Incidents of verbal attacks against Indigenous persons have spiked in Canada over the past two weeks.
It’s reasonable to expect dangerous hate speech repercussions. MacKay’s comments signaled right-wing racists to attack Indigenous peoples. Incidents of verbal attacks against Indigenous persons have spiked in Canada over the past two weeks, even as they are treated as ingrates and not given an iota of the dignified treatment the rest of the population living on their stolen lands receives.
Also frightening is that around 60 percent of Canadians oppose the protests, according to the Angus Reid Institute. A good majority of the population remains silent and believes in the myth that Canada is a post-racial society granting all citizens equal rights. This majority remains in denial about the injustices and biases surrounding them, refusing to acknowledge ongoing violations of Indigenous peoples, all while patting themselves on the back for land acknowledgments (the public recognition of Indigenous people as traditional stewards of the land) at the opening ceremonies of their events and conferences.

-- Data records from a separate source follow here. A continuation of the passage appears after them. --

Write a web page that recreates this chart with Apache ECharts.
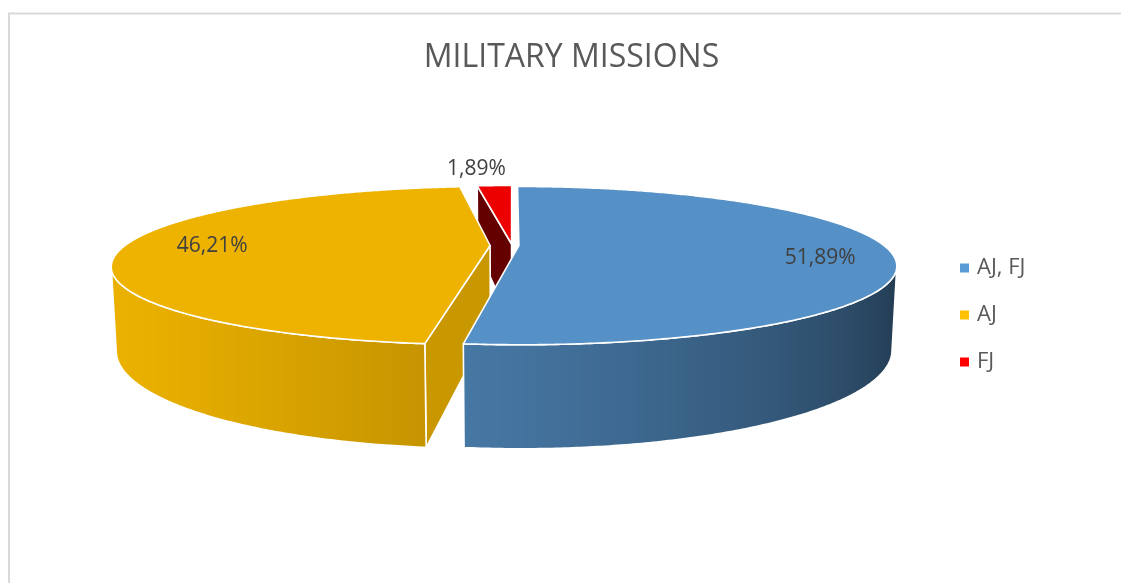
<!DOCTYPE html>
<html>
<head>
<meta charset="utf-8">
<script src="https://cdn.jsdelivr.net/npm/echarts@6/dist/echarts.min.js"></script>
<style>
  html, body { margin: 0; padding: 0; background: #ffffff; }
  #chart { width: 1121px; height: 583px; }
</style>
</head>
<body>
<div id="chart"></div>
<script>
// ---- data ----
const categories = ['AJ, FJ', 'AJ', 'FJ'];
const shares = [51.89, 46.21, 1.89];
const baseColors = ['#5B9BD5', '#FFC000', '#FF0000'];

// ---- look of the tilted pie ----
const view = {
  cx: 512, cy: 245.5,          // screen position of the pie centre (top face)
  scale: 365,                  // pixels per radius at the centre depth
  dist: 3.87,                  // camera distance, in radii
  tilt: 11.7 * Math.PI / 180,  // elevation of the camera
  depth: 0.224                 // slab thickness, in radii
};
const explodeBy = [0.019, 0.06, 0.02];   // slice offsets, in radii
const labelRadius = [0.8, 0.8, 1.0];
const labelShift = [[6, 9], [14, 1], [-18, -17]];
const FONT = '"Open Sans", "Noto Sans", sans-serif';

const sinT = Math.sin(view.tilt), cosT = Math.cos(view.tilt);
const camZ = -view.dist * cosT;
const DEG = Math.PI / 180;

function project(X, Y, Z) {
  const yc = Y * cosT + Z * sinT;
  const zc = view.dist - Y * sinT + Z * cosT;
  const k = view.scale * view.dist / zc;
  return [view.cx + X * k, view.cy - yc * k];
}
function depthOf(X, Y, Z) { return view.dist - Y * sinT + Z * cosT; }

function shade(hex, f) {
  const n = parseInt(hex.slice(1), 16);
  const r = Math.min(255, Math.round(((n >> 16) & 255) * f));
  const g = Math.min(255, Math.round(((n >> 8) & 255) * f));
  const b = Math.min(255, Math.round((n & 255) * f));
  return 'rgb(' + r + ',' + g + ',' + b + ')';
}
// light falls on the rounded wall from the left-front
function wallShade(phi) { return 0.609 + 0.312 * Math.cos((phi - 245) * DEG); }
// flat cut faces: brighter when facing right
function cutShade(normalAngle) { return 0.59 + 0.2 * Math.cos((normalAngle - 90) * DEG); }

const total = shares.reduce((a, b) => a + b, 0);
const startAngles = [];
shares.reduce((acc, v, i) => { startAngles[i] = acc / total * 360; return acc + v; }, 0);

function fmtPct(v) { return v.toFixed(2).replace('.', ',') + '%'; }

function renderSlice(params, api) {
  const i = params.dataIndex;
  const value = api.value(0);
  const a0 = startAngles[i];
  const a1 = a0 + value / total * 360;
  const mid = (a0 + a1) / 2;
  const e = explodeBy[i];
  const ox = e * Math.sin(mid * DEG), oz = e * Math.cos(mid * DEG);
  const h = view.depth;
  const base = baseColors[i];
  const rim = (phi, Y) => project(ox + Math.sin(phi * DEG), Y, oz + Math.cos(phi * DEG));
  const children = [];
  const edge = { stroke: '#ffffff', lineWidth: 1.6, lineJoin: 'round' };

  // top face
  const steps = Math.max(2, Math.ceil((a1 - a0) / 0.5));
  const topPts = [project(ox, 0, oz)];
  for (let s = 0; s <= steps; s++) topPts.push(rim(a0 + (a1 - a0) * s / steps, 0));
  children.push({
    type: 'polygon', shape: { points: topPts }, z2: 300,
    style: Object.assign({ fill: shade(base, 0.93) }, edge)
  });

  // rounded outer wall, only where it faces the camera
  const faces = phi => (-Math.sin(phi * DEG) * ox - Math.cos(phi * DEG) * (-camZ + oz) - 1) > 0;
  const boundary = (pIn, pOut) => {
    for (let k = 0; k < 30; k++) {
      const m = (pIn + pOut) / 2;
      if (faces(m)) pIn = m; else pOut = m;
    }
    return pIn;
  };
  let run = null;
  const runs = [];
  let prev = a0;
  for (let s = 0; s <= steps; s++) {
    const phi = a0 + (a1 - a0) * s / steps;
    if (faces(phi)) {
      if (!run) { run = [s === 0 ? phi : boundary(phi, prev)]; if (s !== 0) run.push(phi); }
      else run.push(phi);
    } else if (run) {
      run.push(boundary(prev, phi));
      runs.push(run); run = null;
    }
    prev = phi;
  }
  if (run) runs.push(run);
  runs.forEach(angles => {
    if (angles.length < 2) return;
    const up = angles.map(p => rim(p, 0));
    const down = angles.map(p => rim(p, -h)).reverse();
    const xs = up.map(p => p[0]);
    const xmin = Math.min.apply(null, xs), xmax = Math.max.apply(null, xs);
    const stops = angles.map((p, k) => ({
      offset: xmax > xmin ? (xs[k] - xmin) / (xmax - xmin) : 0,
      color: shade(base, wallShade(p))
    })).sort((a, b) => a.offset - b.offset);
    const midA = angles[Math.floor(angles.length / 2)];
    const d = depthOf(ox + Math.sin(midA * DEG), -h / 2, oz + Math.cos(midA * DEG));
    children.push({
      type: 'polygon', shape: { points: up.concat(down) }, z2: 200 - d * 10,
      style: Object.assign({ fill: new echarts.graphic.LinearGradient(xmin, 0, xmax, 0, stops, true) }, edge)
    });
  });

  // flat cut faces at both ends of the wedge
  if (a1 - a0 < 359.99) {
    [[a0, a0 - 90], [a1, a1 + 90]].forEach(([ang, nAng]) => {
      const nx = Math.sin(nAng * DEG), nz = Math.cos(nAng * DEG);
      const px = ox + 0.5 * Math.sin(ang * DEG), pz = oz + 0.5 * Math.cos(ang * DEG);
      const dot = nx * (0 - px) + nz * (camZ - pz);
      if (dot <= 0) return;
      const pts = [
        project(ox, 0, oz), rim(ang, 0), rim(ang, -h), project(ox, -h, oz)
      ];
      const d = depthOf(px, -h / 2, pz);
      children.push({
        type: 'polygon', shape: { points: pts }, z2: 100 - d * 10,
        style: Object.assign({ fill: shade(base, cutShade(((nAng % 360) + 360) % 360)) }, edge)
      });
    });
  }

  // value label
  const r = labelRadius[i];
  const lp = project(ox + r * Math.sin(mid * DEG), 0, oz + r * Math.cos(mid * DEG));
  children.push({
    type: 'text', z2: 400,
    x: lp[0] + labelShift[i][0], y: lp[1] + labelShift[i][1],
    style: {
      text: fmtPct(value), fill: '#404040', fontSize: 21, fontFamily: FONT,
      align: 'center', verticalAlign: 'middle'
    }
  });

  return { type: 'group', children: children };
}

const chart = echarts.init(document.getElementById('chart'), null, { renderer: 'canvas' });
chart.setOption({
  backgroundColor: '#ffffff',
  animation: false,
  graphic: [
    {
      type: 'rect', silent: true, z: -10,
      shape: { x: 9, y: 13.5, width: 1300, height: 800 },
      style: { fill: 'none', stroke: '#d9d9d9', lineWidth: 2 }
    },
    {
      type: 'text', x: 571.5, y: 58,
      style: {
        text: 'MILITARY MISSIONS', fill: '#595959', fontSize: 32, fontFamily: FONT,
        align: 'center', verticalAlign: 'middle'
      }
    }
  ],
  legend: {
    data: categories,
    orient: 'vertical',
    left: 955, top: 252,
    itemWidth: 9, itemHeight: 9, itemGap: 25,
    icon: 'rect',
    textStyle: { color: '#595959', fontSize: 22, fontFamily: FONT, padding: [0, 0, 0, 3] }
  },
  series: [
    {
      // carries the legend swatches; drawn with no radius
      type: 'pie', name: 'legend', radius: [0, 0], center: [view.cx, view.cy],
      silent: true, label: { show: false }, labelLine: { show: false },
      data: categories.map((c, i) => ({ name: c, value: shares[i], itemStyle: { color: baseColors[i] } }))
    },
    {
      type: 'custom', name: 'MILITARY MISSIONS', coordinateSystem: 'none',
      renderItem: renderSlice,
      data: shares.map(v => [v])
    }
  ]
});
</script>
</body>
</html>
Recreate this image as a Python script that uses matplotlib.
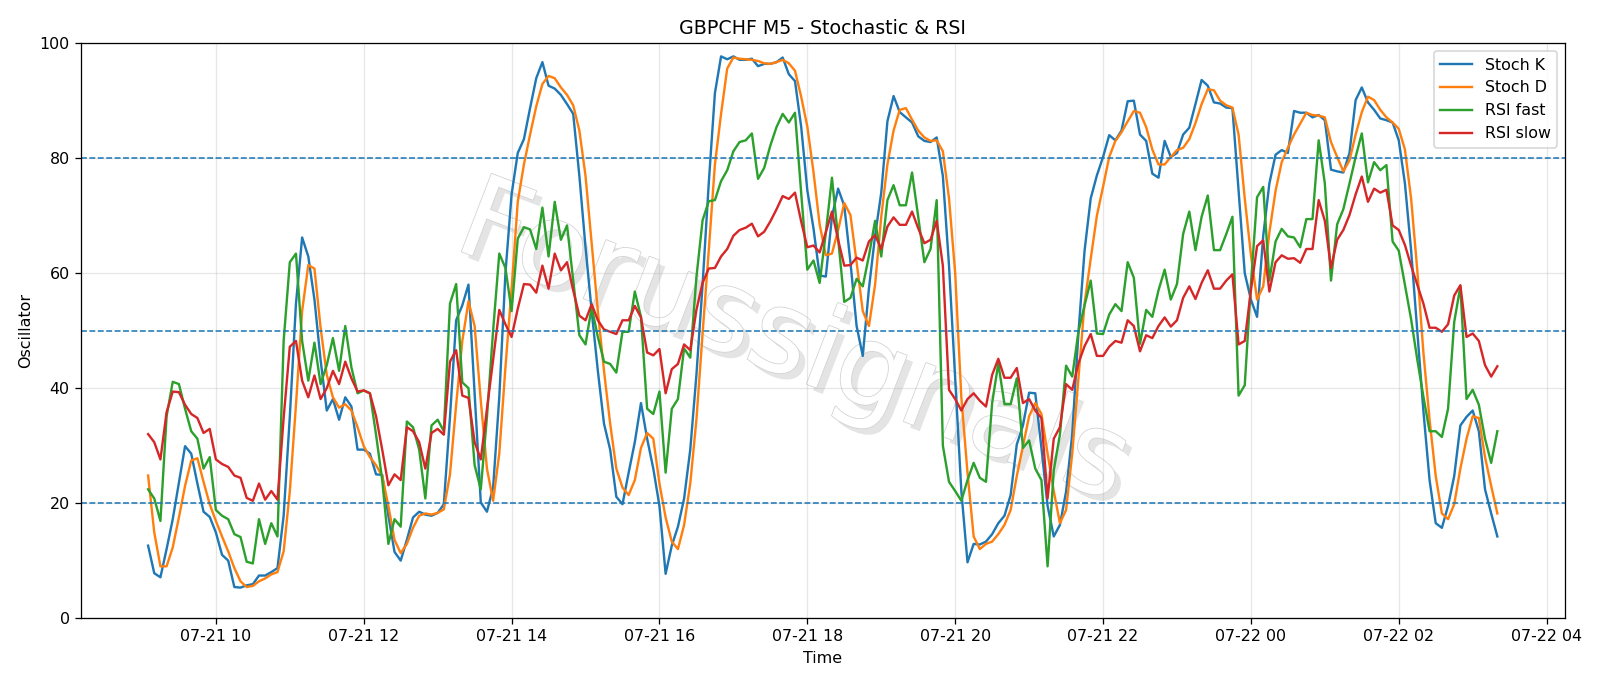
import numpy as np
import pandas as pd
import matplotlib
matplotlib.use("Agg")
import matplotlib.pyplot as plt
import matplotlib.dates as mdates
import matplotlib.patheffects as pe

# 5-minute bars, 07-21 09:05 -> 07-22 03:20
times = pd.date_range("2023-07-21 09:05", periods=220, freq="5min")

stoch_k = [12.6, 7.8, 7.1, 12, 17.2, 23.5, 29.9, 28.6, 23.4, 18.5,
           17.6, 14.9, 11, 10, 5.4, 5.3, 5.7, 5.9, 7.4, 7.4,
           8, 8.7, 17.8, 35, 54.7, 66.2, 62.9, 55.4, 44.9, 36.1,
           38.1, 34.5, 38.4, 36.8, 29.3, 29.3, 28.6, 25, 24.9, 17.8,
           11.5, 10, 13.6, 17.5, 18.5, 18, 17.8, 18.3, 19.8, 35,
           51.8, 54.4, 58, 39, 20.1, 18.5, 22.7, 38.4, 60, 73.7,
           80.9, 83.3, 88.7, 93.9, 96.7, 92.6, 92.1, 91, 89.4, 87.7,
           76.9, 64.5, 53.4, 43, 33.8, 29.3, 21.1, 19.8, 25.3, 30.6,
           37.4, 31.2, 26, 19.5, 7.7, 12.6, 15.9, 20.8, 29.3, 42.3,
           58, 75.6, 91.3, 97.7, 97.2, 97.7, 97.1, 97.1, 97.3, 96,
           96.4, 96.4, 96.7, 97.5, 94.6, 93.4, 85.5, 74.4, 67.8, 59.6,
           59.4, 69.8, 74.7, 71.7, 61.9, 50.8, 45.6, 57.3, 66.5, 74,
           86.4, 90.8, 88, 87.1, 86.2, 83.8, 83, 82.8, 83.6, 76.9,
           61.3, 41.7, 22.1, 9.7, 12.9, 12.8, 13.3, 14.6, 16.5, 17.8,
           21.4, 30.2, 33.5, 39.2, 39.1, 29.6, 19.5, 14.2, 16.2, 22,
           32, 49.5, 63.9, 73, 77, 80.2, 84, 83.1, 84.8, 89.9,
           90, 84.1, 83, 77.3, 76.6, 83, 80.2, 80.9, 84.1, 85.3,
           89.4, 93.6, 92.6, 89.7, 89.5, 88.8, 88.7, 74.3, 60, 55.4,
           52.4, 66.5, 75.6, 80.6, 81.4, 80.9, 88.2, 87.9, 87.9, 87.1,
           87.5, 86.6, 78, 77.7, 77.5, 80.9, 90.1, 92.3, 89.7, 88.4,
           86.9, 86.6, 86.2, 83.1, 75.6, 64, 50, 36, 24, 16.5,
           15.7, 19.5, 24.7, 33.5, 35, 36.1, 32.5, 22.4, 18.2, 14.2]

stoch_d = [24.8, 14.9, 9, 9, 12.3, 17.5, 23, 27.4, 27.8, 23.7,
           19.8, 16.9, 14.2, 11.6, 8.7, 6.4, 5.4, 5.6, 6.4, 6.9,
           7.6, 8, 11.6, 22, 37.1, 53.4, 61.4, 60.8, 50.5, 42.3,
           38.4, 36.6, 37.2, 36.1, 33.2, 29.9, 28, 26.6, 24.7, 19.5,
           13.6, 11.3, 12.9, 15.7, 17.8, 18.2, 18, 18.3, 18.9, 25,
           37.1, 48.2, 55.1, 50.8, 37.8, 26, 20.4, 28.6, 43.6, 57.3,
           72.4, 78.9, 84.1, 89, 92.9, 94.3, 93.9, 92.3, 91, 89.2,
           84.8, 76.9, 65.2, 53.4, 43, 33.8, 26, 22.7, 21.4, 24,
           29.6, 32.2, 31.2, 23.4, 17.5, 13.3, 12, 16.2, 23.4, 34.5,
           49.5, 63.9, 78.9, 87.7, 95.6, 97.5, 97.3, 97.2, 97.1, 96.9,
           96.5, 96.4, 96.7, 97.1, 96.5, 95.2, 90.7, 85.5, 77.6, 68.5,
           63.1, 63.4, 67.5, 72.2, 70.1, 61.9, 53.4, 50.8, 58, 69.8,
           78.9, 84.8, 88.4, 88.7, 86.7, 84.8, 83.6, 83, 83.1, 81.2,
           73, 60, 38.4, 25.3, 14.2, 12, 12.9, 13.3, 14.6, 16.2,
           18.8, 24.7, 29.9, 35.1, 37.4, 35.5, 28.6, 22.1, 16.5, 18.8,
           28.6, 41.7, 54.7, 62.5, 70, 75, 80.2, 83, 84.5, 86.4,
           88.2, 87.9, 85.4, 81.5, 78.9, 78.9, 80.2, 81.4, 81.8, 83.3,
           86.1, 89.4, 92, 91.8, 90, 89.2, 88.8, 84.1, 73, 63.2,
           55.4, 57.7, 67.1, 74.3, 79.3, 81.8, 84.1, 86, 87.9, 87.5,
           87.4, 87.1, 82.8, 80.2, 77.7, 79.6, 84.1, 88, 90.7, 90.1,
           88.4, 87.1, 86.2, 85.1, 81.5, 73, 60.6, 46.2, 34.5, 24.7,
           18.2, 17.2, 19.8, 26, 31.2, 35.1, 34.8, 28, 23, 18.2]

rsi_fast = [22.4, 20.8, 16.9, 35.1, 41.1, 40.7, 36.4, 32.5, 31.2, 26,
            28, 18.8, 17.8, 17.2, 14.6, 14.1, 9.8, 9.5, 17.2, 12.9,
            16.5, 14.2, 48.2, 61.9, 63.4, 48.2, 41.3, 47.9, 40.7, 44,
            48.7, 43, 50.8, 43.6, 39.1, 39.6, 39.1, 31.9, 24, 12.9,
            17.2, 15.9, 34.2, 33.2, 29.3, 20.8, 33.5, 34.5, 32.5, 54.7,
            58.1, 41, 40, 26.6, 22.4, 35, 50, 63.4, 60.9, 53.4,
            66, 68, 67.6, 64.2, 71.4, 62.9, 72.4, 65.8, 68.3, 58.7,
            49.2, 47.6, 54.1, 48.9, 44.6, 44.2, 42.7, 49.8, 49.8, 56.8,
            52.4, 36.4, 35.5, 39.4, 25.3, 36.4, 38.1, 46.9, 45.3, 59.3,
            69.2, 72.5, 72.7, 76, 77.9, 81.2, 82.8, 83.1, 84.3, 76.4,
            78.3, 82.2, 85.4, 87.7, 86.2, 87.9, 74, 60.6, 62.2, 58.3,
            67, 76.6, 66, 55, 55.7, 59, 57.7, 63, 69.1, 62.9,
            72.7, 75.3, 71.8, 71.8, 77.5, 69.8, 61.9, 64.2, 72.7, 30,
            23.7, 22.1, 20.4, 24, 27, 24.4, 23.7, 37.4, 44.3, 37.2,
            37.2, 41.7, 29.6, 30.9, 26, 24, 9, 25.7, 31.9, 43.9,
            42, 49.8, 54.4, 58.7, 49.5, 49.4, 52.8, 54.6, 53.4, 61.9,
            59.2, 47.7, 53.6, 52.4, 57, 60.6, 55.4, 58.1, 66.8, 70.7,
            64, 69.8, 73.5, 64, 64, 66.8, 69.8, 38.7, 40.5, 58,
            73.2, 75, 58.7, 65.5, 67.7, 66.4, 66.2, 64.5, 69.4, 69.4,
            83.1, 75.6, 58.7, 68.5, 71.1, 75.6, 80.2, 84.3, 75.8, 79.3,
            77.9, 78.8, 65.5, 63.9, 58, 52, 45, 38.5, 32.5, 32.5,
            31.5, 36.4, 51.5, 57.7, 38.1, 39.7, 37.1, 31.2, 27, 32.5]

rsi_slow = [32, 30.6, 27.6, 35.8, 39.4, 39.3, 37.1, 35.5, 34.8, 32.2,
            32.9, 27.6, 26.8, 26.3, 24.8, 24.4, 20.9, 20.4, 23.4, 20.6,
            22.1, 20.6, 34.8, 47.2, 48.2, 41.3, 38.4, 42.2, 38.1, 40,
            43, 40.7, 44.6, 41.7, 39.4, 39.6, 39.1, 35.1, 29.3, 23.1,
            25, 24, 33.2, 32.5, 30.6, 26, 32.2, 32.9, 31.9, 44.6,
            46.6, 38.7, 38.3, 30.6, 27.6, 36.4, 44.9, 53.6, 51.1, 48.9,
            53.8, 58.1, 58, 56.6, 61.3, 57.3, 63.4, 60.5, 61.9, 57,
            52.6, 51.8, 54.6, 51.8, 50.2, 49.8, 49.4, 51.8, 51.8, 54.3,
            52.3, 46.2, 45.7, 46.8, 39.1, 43.3, 44.2, 47.6, 46.6, 53.6,
            58.3, 60.8, 60.9, 62.9, 64.2, 66.5, 67.5, 67.9, 68.6, 66.4,
            67.2, 69, 71.1, 73.4, 72.9, 74, 69, 64.5, 64.8, 63.6,
            67.1, 70.7, 65.8, 61.3, 61.4, 62.7, 62.2, 65.5, 66.6, 64.2,
            68.1, 69.7, 68.4, 68.4, 70.7, 67.8, 65.2, 65.8, 69.1, 61.3,
            39.7, 38.1, 36.1, 38.1, 39.1, 37.8, 36.8, 42.3, 45.1, 41.8,
            41.8, 43.5, 37.4, 38.1, 36.1, 34.8, 20.8, 31.2, 33.2, 40.7,
            39.7, 44.3, 47.3, 49.4, 45.6, 45.6, 47.2, 48.2, 47.9, 51.8,
            50.8, 46.4, 49.2, 48.7, 50.8, 52.3, 50.7, 51.8, 55.7, 57.7,
            55.5, 58.3, 60.5, 57.3, 57.3, 58.7, 59.8, 47.6, 48.2, 57,
            64.7, 65.7, 56.8, 61.9, 63.1, 62.5, 62.6, 61.8, 64.2, 64.2,
            72.7, 69.1, 60.9, 65.8, 67.5, 70.1, 73.7, 76.8, 72.4, 74.7,
            74, 74.5, 68.3, 67.5, 64.9, 61.3, 58, 54.7, 50.5, 50.5,
            49.8, 51.1, 56.1, 57.9, 48.9, 49.5, 48.2, 44, 42, 43.8]

levels = [20, 50, 80]

fig = plt.figure(figsize=(14, 6.003))
ax = fig.add_axes([0.0504, 0.099, 0.9276, 0.838])

ax.plot(times, stoch_k, label="Stoch K")
ax.plot(times, stoch_d, label="Stoch D")
ax.plot(times, rsi_fast, label="RSI fast")
ax.plot(times, rsi_slow, label="RSI slow")

for lv in levels:
    ax.axhline(lv, color="tab:blue", linestyle="--", linewidth=1)

# watermark
ax.text(0.48, 0.475, "Forussignals", transform=ax.transAxes, fontsize=72,
        color="white", rotation=-21, ha="center", va="center", zorder=1,
        path_effects=[pe.SimplePatchShadow(offset=(4, -4), shadow_rgbFace="#a8a8a8", alpha=0.3),
                      pe.Stroke(linewidth=1.0, foreground="#d2d2d2"),
                      pe.Normal()])

ax.set_ylim(0, 100)
ax.xaxis.set_major_locator(mdates.HourLocator(interval=2))
ax.xaxis.set_major_formatter(mdates.DateFormatter("%m-%d %H"))
ax.grid(True, alpha=0.3)
ax.set_title("GBPCHF M5 - Stochastic & RSI")
ax.set_xlabel("Time")
ax.set_ylabel("Oscillator")
ax.legend(loc="upper right")

fig.savefig("out.png", dpi=1600 / 14)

What purpose does a land acknowledgment serve if it stops at mere words? What intent does inaction serve? Whose peace is being disrupted by the protests and barricades, and at what human cost should things go back to “normal”? What kind of progressive society is this where racial privilege and entitlement have the collective conscience hostage?
A just and humane society cannot but prompt itself to question such emotional entrenchment. As social activist and author Cornel West wrote: “It takes courage to ask – how did I become so well-adjusted to injustice?”